Sorry to say you and all on Mayo Clinic is my only support I have and very greatful thank you all Rosemary and Collene are great people and all of you who post and reply thank you with love and prayers to all Deena

I am so sorry, I have missed a lot of posts on this thread due to issues of my own. You have some autoimmune diagnosis, correct? If so, what is it if I may ask, and is it being treated? There is no quick fix for fatigue, but there are some ways to optimize your life.

I am so thankful for you and all of you who share your journey. I have felt so alone, judged by so many, and lost so much of my life due to numerous active EBV diagnosis, complications from my gastric bypass since 2002, more doctors than I ever want to see again, and twice truly wanting to no longer live.
This group is amazing. I can’t say enough how thankful I am.

I think the obvious underlying cause of fatigue is non-restful sleep. I’ve tried just about everything (magnesium, melatonin, various amino-acids, warm milk-which works surprisingly well sometimes) but I resorted to sleep meds. Now I have trouble getting up, but when I do get up, I’m pretty functional. Sometimes just talking myself through fatigue helps. I have a list, and I have to do the list. But when fatigue wants to win, it does. Magnesium is helpful, but it is easy to get too much and then the tummy trouble start again.
Try everything that cannot hurt you. Examine your sleep. Apnea plays a huge role from what I understand. Any drugs you take for a condition will impact your sleep. Make good sleep a priority. Allow yourself to rest, and sometimes the body responses positively.

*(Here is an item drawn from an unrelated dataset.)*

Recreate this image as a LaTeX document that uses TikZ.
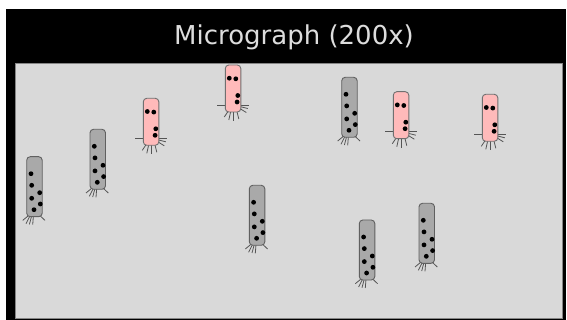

Thank you for all of this great new information. Some of this I have tried or heard about, but you have explained this so that I understand it.
Also, understanding that I am ultimately in charge of my healthcare and know I cannot rely on anyone, including doctors to know what is best for me.
I do very well with a schedule. I have found that as a teacher, it is much better for me to keep my schedule of bedtime, physical activity, and eating habits the same or close, when I can.

You are doing well.  Nobody can do it like you can.

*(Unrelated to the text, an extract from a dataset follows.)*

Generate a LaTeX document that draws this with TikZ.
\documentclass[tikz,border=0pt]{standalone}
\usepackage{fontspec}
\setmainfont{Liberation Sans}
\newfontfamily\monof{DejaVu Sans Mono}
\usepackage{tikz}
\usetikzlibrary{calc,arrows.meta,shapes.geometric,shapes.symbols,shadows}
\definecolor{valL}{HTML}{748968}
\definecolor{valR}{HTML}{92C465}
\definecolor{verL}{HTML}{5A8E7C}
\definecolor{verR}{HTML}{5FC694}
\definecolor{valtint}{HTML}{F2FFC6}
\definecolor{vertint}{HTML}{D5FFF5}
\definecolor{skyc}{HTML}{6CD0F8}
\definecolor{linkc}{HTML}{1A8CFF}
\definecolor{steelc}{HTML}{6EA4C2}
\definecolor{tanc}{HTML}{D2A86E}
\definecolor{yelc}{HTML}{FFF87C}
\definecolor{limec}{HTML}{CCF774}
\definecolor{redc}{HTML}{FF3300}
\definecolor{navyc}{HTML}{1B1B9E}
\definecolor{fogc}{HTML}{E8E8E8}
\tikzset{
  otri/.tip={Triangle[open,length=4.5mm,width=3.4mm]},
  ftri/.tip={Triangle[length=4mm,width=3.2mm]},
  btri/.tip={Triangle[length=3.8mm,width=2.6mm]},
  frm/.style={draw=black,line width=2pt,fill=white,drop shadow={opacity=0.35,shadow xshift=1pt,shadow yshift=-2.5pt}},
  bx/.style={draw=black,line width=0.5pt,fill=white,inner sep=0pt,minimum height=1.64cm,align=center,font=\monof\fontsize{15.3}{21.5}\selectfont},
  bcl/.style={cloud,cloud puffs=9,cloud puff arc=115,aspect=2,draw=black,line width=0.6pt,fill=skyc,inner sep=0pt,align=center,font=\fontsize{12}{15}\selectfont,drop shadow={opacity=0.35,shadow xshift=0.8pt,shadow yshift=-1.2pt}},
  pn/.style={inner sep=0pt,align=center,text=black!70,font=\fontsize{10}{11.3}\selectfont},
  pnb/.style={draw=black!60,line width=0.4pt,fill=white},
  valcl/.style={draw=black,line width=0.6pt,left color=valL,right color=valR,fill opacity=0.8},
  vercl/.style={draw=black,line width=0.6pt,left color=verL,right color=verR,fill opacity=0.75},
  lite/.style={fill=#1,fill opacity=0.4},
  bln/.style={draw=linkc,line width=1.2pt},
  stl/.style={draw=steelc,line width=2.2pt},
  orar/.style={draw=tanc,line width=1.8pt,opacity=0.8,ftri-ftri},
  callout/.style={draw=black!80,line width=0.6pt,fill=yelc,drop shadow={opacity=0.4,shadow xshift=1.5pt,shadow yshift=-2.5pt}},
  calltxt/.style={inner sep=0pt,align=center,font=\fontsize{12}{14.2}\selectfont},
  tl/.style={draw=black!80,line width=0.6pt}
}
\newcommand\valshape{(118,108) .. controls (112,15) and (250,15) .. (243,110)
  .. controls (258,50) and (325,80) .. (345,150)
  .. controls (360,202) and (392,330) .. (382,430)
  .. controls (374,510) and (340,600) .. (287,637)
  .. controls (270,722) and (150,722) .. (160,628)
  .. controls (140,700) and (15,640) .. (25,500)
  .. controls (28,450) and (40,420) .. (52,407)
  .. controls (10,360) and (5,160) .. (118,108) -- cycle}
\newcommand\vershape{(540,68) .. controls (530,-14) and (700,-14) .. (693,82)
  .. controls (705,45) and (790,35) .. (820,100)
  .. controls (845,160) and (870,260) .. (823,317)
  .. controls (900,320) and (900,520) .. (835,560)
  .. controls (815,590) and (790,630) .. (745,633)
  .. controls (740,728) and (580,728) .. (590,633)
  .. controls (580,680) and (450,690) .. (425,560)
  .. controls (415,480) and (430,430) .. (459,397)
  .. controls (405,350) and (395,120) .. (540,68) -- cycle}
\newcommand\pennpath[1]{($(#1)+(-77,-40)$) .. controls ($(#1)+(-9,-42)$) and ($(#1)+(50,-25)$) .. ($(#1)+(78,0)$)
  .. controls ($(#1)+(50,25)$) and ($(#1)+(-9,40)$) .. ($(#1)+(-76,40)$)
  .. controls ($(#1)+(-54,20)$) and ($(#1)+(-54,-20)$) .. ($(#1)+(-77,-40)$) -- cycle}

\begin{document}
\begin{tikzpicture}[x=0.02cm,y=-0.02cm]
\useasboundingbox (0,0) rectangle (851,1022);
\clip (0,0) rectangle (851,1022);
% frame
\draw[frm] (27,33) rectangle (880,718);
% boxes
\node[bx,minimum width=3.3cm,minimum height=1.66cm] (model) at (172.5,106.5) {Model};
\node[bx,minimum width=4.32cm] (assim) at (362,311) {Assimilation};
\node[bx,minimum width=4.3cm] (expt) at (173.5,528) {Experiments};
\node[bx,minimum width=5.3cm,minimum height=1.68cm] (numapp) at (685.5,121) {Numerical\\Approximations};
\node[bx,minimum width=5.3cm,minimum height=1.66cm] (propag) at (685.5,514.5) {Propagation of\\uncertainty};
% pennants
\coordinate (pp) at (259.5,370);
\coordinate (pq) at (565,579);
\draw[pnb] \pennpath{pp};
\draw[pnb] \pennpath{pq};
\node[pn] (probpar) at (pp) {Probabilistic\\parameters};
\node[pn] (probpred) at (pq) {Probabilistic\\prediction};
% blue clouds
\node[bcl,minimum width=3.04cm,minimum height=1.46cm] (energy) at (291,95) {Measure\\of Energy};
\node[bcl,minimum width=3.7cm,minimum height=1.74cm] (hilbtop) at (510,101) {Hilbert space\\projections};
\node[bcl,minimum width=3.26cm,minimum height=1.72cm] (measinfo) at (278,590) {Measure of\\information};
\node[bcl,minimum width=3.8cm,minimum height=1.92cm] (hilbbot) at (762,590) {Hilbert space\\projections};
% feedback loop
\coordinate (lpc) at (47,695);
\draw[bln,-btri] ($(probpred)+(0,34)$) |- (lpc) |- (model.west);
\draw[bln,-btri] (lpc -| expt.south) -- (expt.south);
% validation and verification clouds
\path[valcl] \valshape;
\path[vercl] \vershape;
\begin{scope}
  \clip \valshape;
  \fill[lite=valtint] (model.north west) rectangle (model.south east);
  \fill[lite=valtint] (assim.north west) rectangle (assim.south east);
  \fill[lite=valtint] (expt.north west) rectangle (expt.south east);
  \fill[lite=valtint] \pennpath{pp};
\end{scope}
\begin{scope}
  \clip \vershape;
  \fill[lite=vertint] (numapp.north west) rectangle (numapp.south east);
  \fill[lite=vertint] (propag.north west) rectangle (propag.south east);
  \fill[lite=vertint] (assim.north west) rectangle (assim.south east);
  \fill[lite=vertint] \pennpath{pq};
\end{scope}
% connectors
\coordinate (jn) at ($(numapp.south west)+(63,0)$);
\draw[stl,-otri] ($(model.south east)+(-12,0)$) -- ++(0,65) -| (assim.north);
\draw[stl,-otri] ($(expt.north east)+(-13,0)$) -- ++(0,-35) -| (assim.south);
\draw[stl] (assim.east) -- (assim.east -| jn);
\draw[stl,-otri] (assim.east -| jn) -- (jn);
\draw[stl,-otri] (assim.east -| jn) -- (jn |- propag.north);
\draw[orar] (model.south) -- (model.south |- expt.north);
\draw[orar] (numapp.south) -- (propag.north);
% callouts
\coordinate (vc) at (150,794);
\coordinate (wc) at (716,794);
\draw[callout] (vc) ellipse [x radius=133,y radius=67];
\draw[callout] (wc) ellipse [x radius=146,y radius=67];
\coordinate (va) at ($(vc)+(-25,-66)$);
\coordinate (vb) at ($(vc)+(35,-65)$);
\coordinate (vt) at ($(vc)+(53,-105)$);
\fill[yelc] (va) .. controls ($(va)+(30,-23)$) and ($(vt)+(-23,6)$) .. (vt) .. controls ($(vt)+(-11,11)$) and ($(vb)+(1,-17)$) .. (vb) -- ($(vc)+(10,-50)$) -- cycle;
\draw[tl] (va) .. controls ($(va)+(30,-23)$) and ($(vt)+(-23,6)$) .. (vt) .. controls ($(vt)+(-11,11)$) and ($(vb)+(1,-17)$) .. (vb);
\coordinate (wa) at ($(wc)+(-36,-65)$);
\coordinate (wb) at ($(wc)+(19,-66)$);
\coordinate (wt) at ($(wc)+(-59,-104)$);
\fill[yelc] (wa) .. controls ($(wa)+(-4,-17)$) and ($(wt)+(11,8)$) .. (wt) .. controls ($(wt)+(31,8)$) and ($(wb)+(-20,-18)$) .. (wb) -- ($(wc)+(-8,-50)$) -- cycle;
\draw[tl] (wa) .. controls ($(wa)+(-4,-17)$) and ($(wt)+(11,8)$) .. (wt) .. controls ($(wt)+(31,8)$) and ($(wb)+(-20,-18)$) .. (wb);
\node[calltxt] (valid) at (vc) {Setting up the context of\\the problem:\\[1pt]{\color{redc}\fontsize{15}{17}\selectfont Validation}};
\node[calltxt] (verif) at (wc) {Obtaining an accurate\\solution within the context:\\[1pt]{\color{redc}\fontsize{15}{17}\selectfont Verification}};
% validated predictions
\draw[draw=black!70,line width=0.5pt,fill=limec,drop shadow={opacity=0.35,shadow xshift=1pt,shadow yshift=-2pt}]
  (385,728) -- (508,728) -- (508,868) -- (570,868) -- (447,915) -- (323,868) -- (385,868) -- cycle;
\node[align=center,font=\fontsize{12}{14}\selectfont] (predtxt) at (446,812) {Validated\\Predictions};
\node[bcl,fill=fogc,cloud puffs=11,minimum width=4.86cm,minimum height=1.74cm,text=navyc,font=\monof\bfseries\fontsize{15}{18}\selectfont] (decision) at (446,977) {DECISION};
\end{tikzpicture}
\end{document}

sorry to reply so late but just saw your post today. i have seen many people with depression and many people and doctors agree that in a huge percentage of people they go together. could this be part of the auto-immune sickness?

Marylou8 here.  I'm prepared to go along with that theory.

I was able to turn in a written request to Mayo to hopefully get in and see someone, but I was turned down. I worked my first full week teaching last week, and I have been in bed all weekend exhausted. My bruising, lack of appetite, and joint pains have been so much worse. I ended up catching a virus and missing my first day of work. That was such a huge blow for me, I am sitting here this morning, absolutely heartbroken that I have been resting now for four straight days and still feel exhausted and no better than I did Friday when I came home.
My friend says I should have my doctor give Mayo a call, but I don’t believe I can go there. I am just trying to put one foot in front of the other. It seems like each day I have started working full-time, I must drink several energy drinks and take four Rhodiola’s a day to keep going. This helps till I stop them on the weeken and crash.
I have been blessed with such a wonderful group of students and co-workers.
I have noticed a a few new things that haven’t happened before. My left ear has been killing me this weekend, like an earache, but it isn’t one.
My left side itches quite a lot at out of the blue times. My left leg will twitch when I’m resting. Does this make any sense to anyone?